Le cadre général du régime fiscal de la vente à réméré
L’administration fiscale aborde la vente à réméré avec une certaine méfiance, consciente que derrière la qualification juridique de vente sous condition résolutoire peut se cacher une simple opération de prêt garantie par des titres. Le traitement fiscal dépend donc fondamentalement de l’analyse de l’intention réelle des contractants. Pour le fisc, il ne s’agit pas seulement de lire le contrat, mais de comprendre la finalité économique de l’opération. Approfondissez les conditions et les effets juridiques qui sous-tendent le traitement fiscal de la vente à réméré. Cette approche pragmatique est la clé pour comprendre les décisions de l’administration et anticiper les risques de requalification.
Le principe de l’analyse juridique respectée
En théorie, l’administration fiscale s’efforce de respecter l’analyse juridique de la vente à réméré telle qu’elle est définie par les articles 1659 et suivants du Code civil. Elle reconnaît donc qu’il s’agit d’une vente assortie d’une faculté de rachat pour le vendeur. L’exercice de cette faculté entraîne la résolution rétroactive de la vente, ce qui signifie que l’acheteur est réputé n’avoir jamais été propriétaire. Cette fiction juridique a des conséquences fiscales majeures. Cependant, ce respect de la qualification civile n’est pas aveugle. Il est conditionné par la réalité de l’opération et la véritable nature de l’accord entre les parties.
La distinction entre ‘vrai’ et ‘faux’ réméré par l’administration
Pour évaluer la situation, l’administration fiscale s’inspire d’une logique comptable et économique qui distingue le « vrai » du « faux » réméré. Le critère central de cette distinction est la probabilité que la faculté de rachat soit effectivement exercée par le vendeur.
Un « vrai » réméré est une opération où l’exercice de la faculté de rachat reste une simple option, une possibilité incertaine pour le vendeur.
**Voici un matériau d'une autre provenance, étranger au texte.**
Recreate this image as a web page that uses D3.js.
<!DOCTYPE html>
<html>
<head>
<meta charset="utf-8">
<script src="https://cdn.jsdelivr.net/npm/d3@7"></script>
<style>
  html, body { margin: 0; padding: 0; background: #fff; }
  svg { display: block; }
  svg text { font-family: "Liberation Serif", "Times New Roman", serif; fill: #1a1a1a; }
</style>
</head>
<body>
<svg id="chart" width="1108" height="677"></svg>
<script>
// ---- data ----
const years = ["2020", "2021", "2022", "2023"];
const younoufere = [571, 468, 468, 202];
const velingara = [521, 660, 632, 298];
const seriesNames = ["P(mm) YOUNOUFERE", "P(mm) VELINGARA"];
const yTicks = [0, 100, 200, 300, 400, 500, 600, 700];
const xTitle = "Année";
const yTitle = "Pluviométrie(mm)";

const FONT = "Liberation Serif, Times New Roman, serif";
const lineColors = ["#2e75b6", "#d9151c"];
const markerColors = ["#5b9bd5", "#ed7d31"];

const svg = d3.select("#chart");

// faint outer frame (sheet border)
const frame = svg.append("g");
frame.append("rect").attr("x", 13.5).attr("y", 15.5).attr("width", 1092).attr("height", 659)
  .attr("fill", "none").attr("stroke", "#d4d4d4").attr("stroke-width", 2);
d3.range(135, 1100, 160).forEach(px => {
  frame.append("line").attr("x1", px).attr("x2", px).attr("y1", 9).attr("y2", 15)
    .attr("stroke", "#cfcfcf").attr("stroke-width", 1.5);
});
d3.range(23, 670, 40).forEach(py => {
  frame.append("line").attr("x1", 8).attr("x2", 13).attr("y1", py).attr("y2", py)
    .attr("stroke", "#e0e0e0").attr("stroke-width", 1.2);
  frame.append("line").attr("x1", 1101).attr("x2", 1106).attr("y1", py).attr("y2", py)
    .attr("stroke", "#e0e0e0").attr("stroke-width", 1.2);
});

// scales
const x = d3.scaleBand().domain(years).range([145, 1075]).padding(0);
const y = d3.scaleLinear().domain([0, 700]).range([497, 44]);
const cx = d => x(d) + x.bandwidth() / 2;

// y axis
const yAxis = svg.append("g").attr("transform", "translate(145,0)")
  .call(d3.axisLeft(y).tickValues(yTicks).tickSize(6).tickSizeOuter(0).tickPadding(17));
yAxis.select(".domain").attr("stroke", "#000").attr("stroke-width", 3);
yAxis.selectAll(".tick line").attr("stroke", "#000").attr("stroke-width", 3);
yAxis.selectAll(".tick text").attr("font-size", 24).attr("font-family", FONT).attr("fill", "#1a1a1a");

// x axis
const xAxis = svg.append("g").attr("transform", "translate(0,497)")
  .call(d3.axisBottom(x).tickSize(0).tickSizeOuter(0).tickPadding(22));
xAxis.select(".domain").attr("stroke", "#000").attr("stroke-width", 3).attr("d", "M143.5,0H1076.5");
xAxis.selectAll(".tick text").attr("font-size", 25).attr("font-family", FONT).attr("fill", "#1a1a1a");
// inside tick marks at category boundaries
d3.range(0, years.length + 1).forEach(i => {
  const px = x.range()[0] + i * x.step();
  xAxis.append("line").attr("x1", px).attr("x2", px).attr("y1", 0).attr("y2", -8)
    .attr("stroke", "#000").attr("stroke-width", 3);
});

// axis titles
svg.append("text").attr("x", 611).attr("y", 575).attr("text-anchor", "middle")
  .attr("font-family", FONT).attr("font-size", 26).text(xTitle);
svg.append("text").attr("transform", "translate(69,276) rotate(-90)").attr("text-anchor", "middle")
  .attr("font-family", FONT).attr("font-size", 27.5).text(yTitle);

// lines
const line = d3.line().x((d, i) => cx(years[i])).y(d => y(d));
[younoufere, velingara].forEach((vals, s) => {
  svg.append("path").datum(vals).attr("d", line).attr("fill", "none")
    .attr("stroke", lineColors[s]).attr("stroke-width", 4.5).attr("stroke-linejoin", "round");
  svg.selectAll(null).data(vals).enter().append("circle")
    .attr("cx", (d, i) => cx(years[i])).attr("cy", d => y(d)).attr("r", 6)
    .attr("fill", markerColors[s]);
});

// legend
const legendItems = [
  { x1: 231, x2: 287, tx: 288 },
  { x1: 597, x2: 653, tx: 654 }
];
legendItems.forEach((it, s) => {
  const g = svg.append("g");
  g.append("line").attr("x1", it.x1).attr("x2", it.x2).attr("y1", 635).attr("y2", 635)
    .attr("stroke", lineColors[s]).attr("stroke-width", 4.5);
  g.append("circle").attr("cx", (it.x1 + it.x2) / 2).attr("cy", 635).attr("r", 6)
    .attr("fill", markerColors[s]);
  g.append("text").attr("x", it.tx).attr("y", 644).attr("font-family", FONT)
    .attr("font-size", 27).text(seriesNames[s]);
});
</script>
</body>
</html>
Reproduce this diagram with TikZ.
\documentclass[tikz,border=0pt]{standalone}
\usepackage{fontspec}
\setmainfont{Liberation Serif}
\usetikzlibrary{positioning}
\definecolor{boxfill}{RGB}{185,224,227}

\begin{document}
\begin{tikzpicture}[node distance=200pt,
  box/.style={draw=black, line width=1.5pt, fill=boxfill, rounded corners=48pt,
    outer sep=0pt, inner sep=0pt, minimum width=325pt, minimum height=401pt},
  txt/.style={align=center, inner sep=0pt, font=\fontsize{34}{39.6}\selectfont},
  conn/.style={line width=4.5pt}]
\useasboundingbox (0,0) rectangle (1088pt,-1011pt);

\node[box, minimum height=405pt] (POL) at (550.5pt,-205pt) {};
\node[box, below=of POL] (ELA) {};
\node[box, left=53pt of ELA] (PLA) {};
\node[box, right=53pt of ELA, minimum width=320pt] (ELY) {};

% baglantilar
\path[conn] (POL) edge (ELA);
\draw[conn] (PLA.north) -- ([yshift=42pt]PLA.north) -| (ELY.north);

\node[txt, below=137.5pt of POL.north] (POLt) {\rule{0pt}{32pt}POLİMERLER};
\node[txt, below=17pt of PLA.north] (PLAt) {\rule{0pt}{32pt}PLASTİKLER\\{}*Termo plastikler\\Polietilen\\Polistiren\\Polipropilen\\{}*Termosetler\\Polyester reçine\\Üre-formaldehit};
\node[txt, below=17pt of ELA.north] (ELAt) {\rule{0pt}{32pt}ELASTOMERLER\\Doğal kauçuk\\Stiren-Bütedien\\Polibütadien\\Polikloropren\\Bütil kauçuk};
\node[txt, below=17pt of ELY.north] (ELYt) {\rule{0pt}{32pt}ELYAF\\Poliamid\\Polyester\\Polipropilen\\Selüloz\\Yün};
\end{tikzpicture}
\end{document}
Les conditions économiques de l’opération ne rendent pas le rachat quasi-obligatoire. Par exemple, le prix de rachat n’est pas fixé de manière à rendre l’abandon de l’option économiquement irrationnel.
À l’inverse, un « faux » réméré, ou une opération assimilée à une pension, est une convention où, dès l’origine, il existe une certitude suffisante que le vendeur exercera son droit. Cela peut résulter des termes du contrat, d’une contre-lettre, ou des conditions financières de l’opération qui rendent le rachat inévitable. Dans ce cas, l’administration considère que l’opération s’apparente davantage à un prêt garanti et ajuste le traitement fiscal en conséquence, en neutralisant les effets de la vente.
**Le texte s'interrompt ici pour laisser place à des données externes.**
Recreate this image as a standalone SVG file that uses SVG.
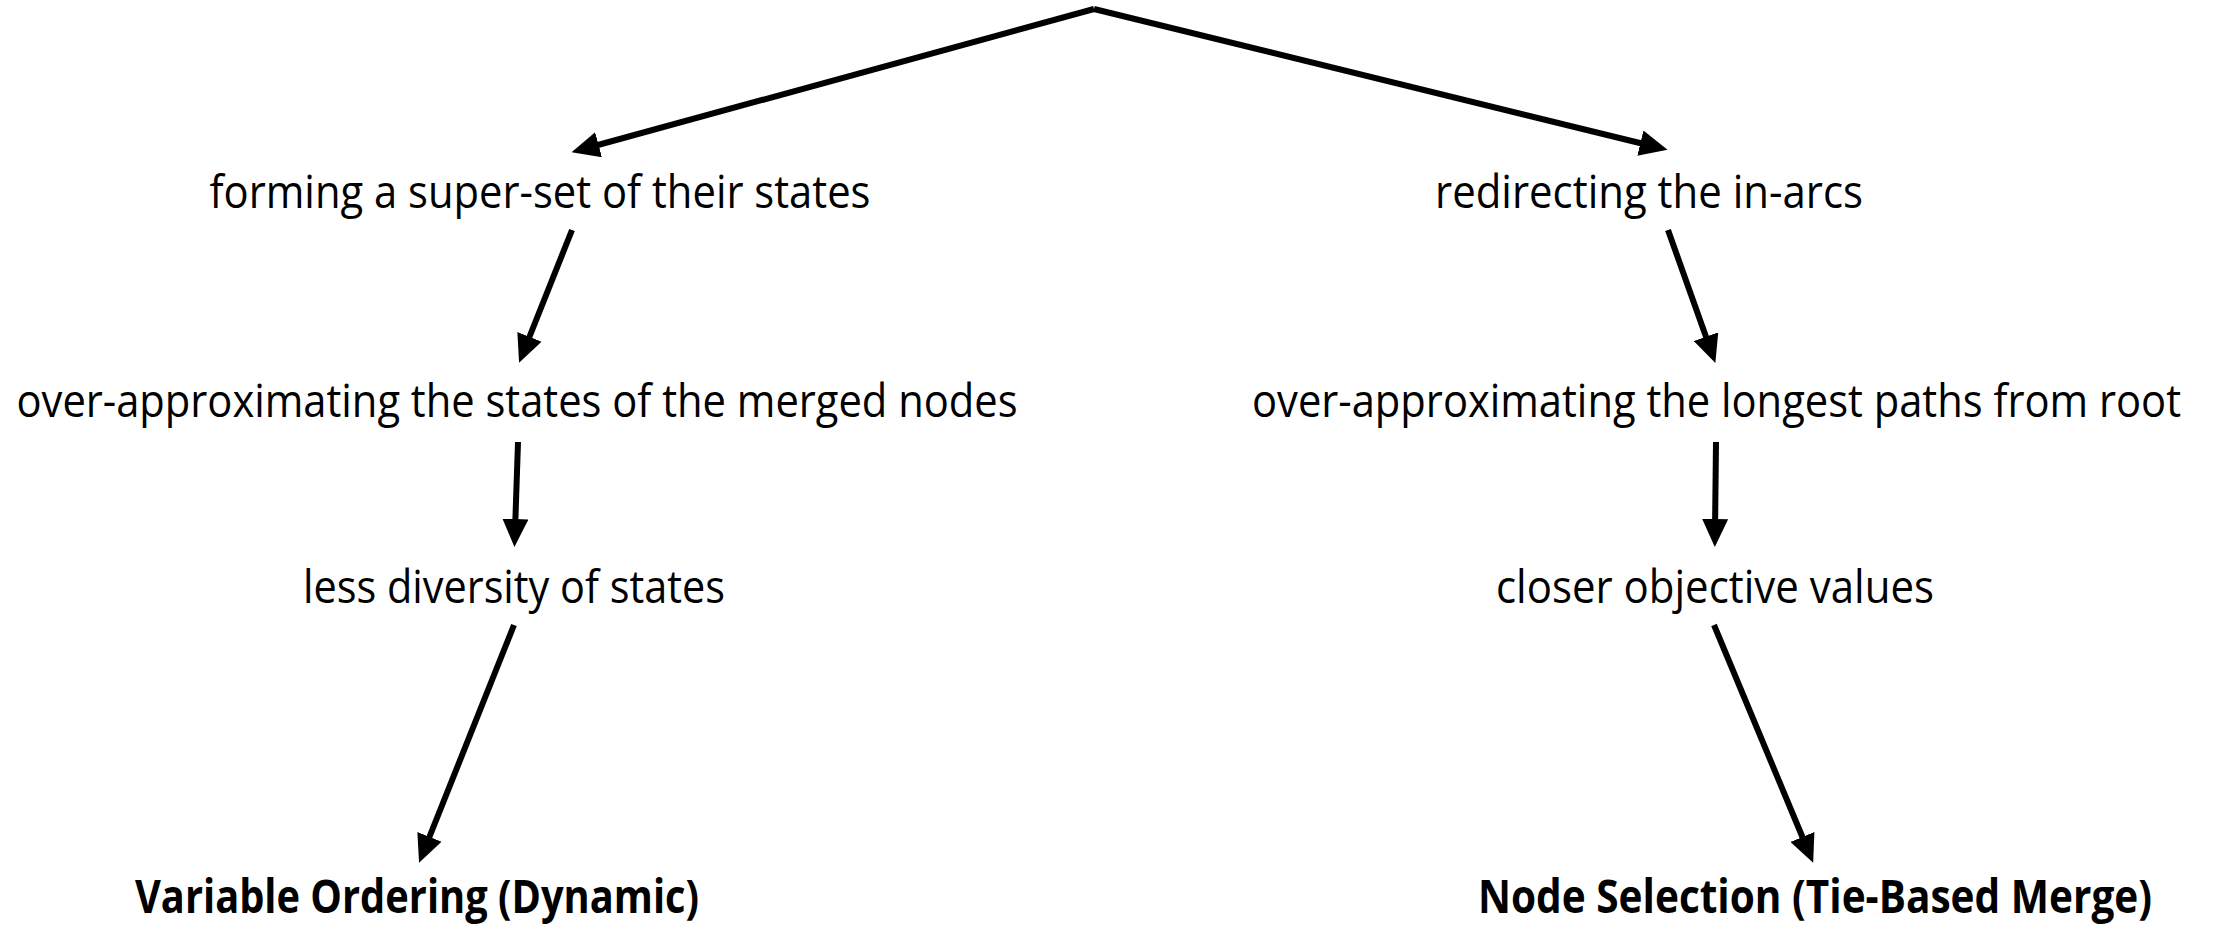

Conséquences fiscales du transfert de titres
La fiscalité de la vente à réméré se décline en trois temps : à la conclusion de la vente, pendant sa durée et à son dénouement. Chaque étape possède ses propres règles qui varient selon que le rachat est exercé ou non, et selon la qualification de l’opération.
À la conclusion de la vente : plus-value et moins-value pour le vendeur
Dès la conclusion du contrat, la vente à réméré est traitée comme une cession à part entière. Le transfert de propriété est immédiat, même s’il est assorti d’une condition résolutoire. Par conséquent, le vendeur doit constater fiscalement et comptablement la plus-value ou la moins-value réalisée. Celle-ci est calculée par différence entre le prix de cession des titres et leur prix d’acquisition.
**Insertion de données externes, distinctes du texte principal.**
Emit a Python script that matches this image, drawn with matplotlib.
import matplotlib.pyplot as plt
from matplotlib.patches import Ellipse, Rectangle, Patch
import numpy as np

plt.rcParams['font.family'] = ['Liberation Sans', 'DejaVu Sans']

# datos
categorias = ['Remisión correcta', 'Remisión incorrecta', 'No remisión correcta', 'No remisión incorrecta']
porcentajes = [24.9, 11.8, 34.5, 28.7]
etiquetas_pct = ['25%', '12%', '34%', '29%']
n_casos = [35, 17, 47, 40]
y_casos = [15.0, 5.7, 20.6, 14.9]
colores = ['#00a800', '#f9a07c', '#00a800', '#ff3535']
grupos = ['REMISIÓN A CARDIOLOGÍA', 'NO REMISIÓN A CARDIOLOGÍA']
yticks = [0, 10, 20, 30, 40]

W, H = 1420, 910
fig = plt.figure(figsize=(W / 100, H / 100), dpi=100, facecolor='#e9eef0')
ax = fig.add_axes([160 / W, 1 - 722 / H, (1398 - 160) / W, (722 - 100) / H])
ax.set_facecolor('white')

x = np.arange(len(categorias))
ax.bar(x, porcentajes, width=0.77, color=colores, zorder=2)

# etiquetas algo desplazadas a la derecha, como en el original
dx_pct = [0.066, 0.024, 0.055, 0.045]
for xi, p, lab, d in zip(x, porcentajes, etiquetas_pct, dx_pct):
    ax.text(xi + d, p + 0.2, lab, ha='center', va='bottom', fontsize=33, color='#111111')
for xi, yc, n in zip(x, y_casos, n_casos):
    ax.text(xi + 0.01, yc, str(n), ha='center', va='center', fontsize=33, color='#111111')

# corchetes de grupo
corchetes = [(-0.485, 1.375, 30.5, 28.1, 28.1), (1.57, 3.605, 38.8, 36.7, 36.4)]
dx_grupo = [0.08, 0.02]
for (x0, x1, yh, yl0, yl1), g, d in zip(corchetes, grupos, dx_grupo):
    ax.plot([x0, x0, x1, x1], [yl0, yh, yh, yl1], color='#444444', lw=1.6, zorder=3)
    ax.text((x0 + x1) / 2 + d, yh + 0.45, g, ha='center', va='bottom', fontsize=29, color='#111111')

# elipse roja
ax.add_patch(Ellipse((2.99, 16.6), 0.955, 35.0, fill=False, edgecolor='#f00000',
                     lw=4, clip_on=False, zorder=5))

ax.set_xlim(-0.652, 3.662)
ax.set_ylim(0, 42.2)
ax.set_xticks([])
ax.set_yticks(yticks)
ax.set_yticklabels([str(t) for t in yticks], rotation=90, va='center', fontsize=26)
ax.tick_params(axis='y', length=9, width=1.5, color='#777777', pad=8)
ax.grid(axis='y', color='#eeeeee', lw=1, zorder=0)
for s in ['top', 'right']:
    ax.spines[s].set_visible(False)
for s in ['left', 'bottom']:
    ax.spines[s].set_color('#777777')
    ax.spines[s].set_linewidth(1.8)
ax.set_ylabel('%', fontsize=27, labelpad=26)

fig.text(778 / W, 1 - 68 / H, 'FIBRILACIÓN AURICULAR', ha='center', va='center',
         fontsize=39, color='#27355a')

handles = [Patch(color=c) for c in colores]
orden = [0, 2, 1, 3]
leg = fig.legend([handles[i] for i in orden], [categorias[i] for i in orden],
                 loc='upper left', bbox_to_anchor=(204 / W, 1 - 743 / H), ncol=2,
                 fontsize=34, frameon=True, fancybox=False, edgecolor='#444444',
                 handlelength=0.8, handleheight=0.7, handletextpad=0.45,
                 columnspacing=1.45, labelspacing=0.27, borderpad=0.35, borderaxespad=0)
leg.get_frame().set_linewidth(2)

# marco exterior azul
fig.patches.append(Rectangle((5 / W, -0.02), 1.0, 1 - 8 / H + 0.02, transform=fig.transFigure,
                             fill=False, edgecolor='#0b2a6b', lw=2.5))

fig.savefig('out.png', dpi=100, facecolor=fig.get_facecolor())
Cette imposition immédiate peut surprendre, car la vente est susceptible d’être annulée. Elle découle du principe d’annualité de l’impôt, qui impose de rattacher un résultat à l’exercice au cours duquel il a été réalisé. Le caractère potentiellement temporaire de la cession est, à ce stade, ignoré. Pour l’acheteur, les titres sont inscrits à l’actif de son bilan pour leur prix d’acquisition. Si l’opération est soumise aux droits d’enregistrement, c’est l’acheteur qui en est redevable.
Pendant la durée du réméré : impact fiscal des produits et de la nature du réméré
La période entre la vente et l’éventuel rachat est également porteuse d’effets fiscaux, notamment concernant les revenus des titres (dividendes, intérêts) et le sort de la plus-value initialement constatée.
Juridiquement, l’acheteur est le propriétaire des titres. Il perçoit donc les dividendes ou les intérêts qui y sont attachés. Ces revenus sont imposables entre ses mains, selon les règles applicables à sa propre situation fiscale. Le vendeur, n’étant plus propriétaire, n’est pas imposé sur ces produits.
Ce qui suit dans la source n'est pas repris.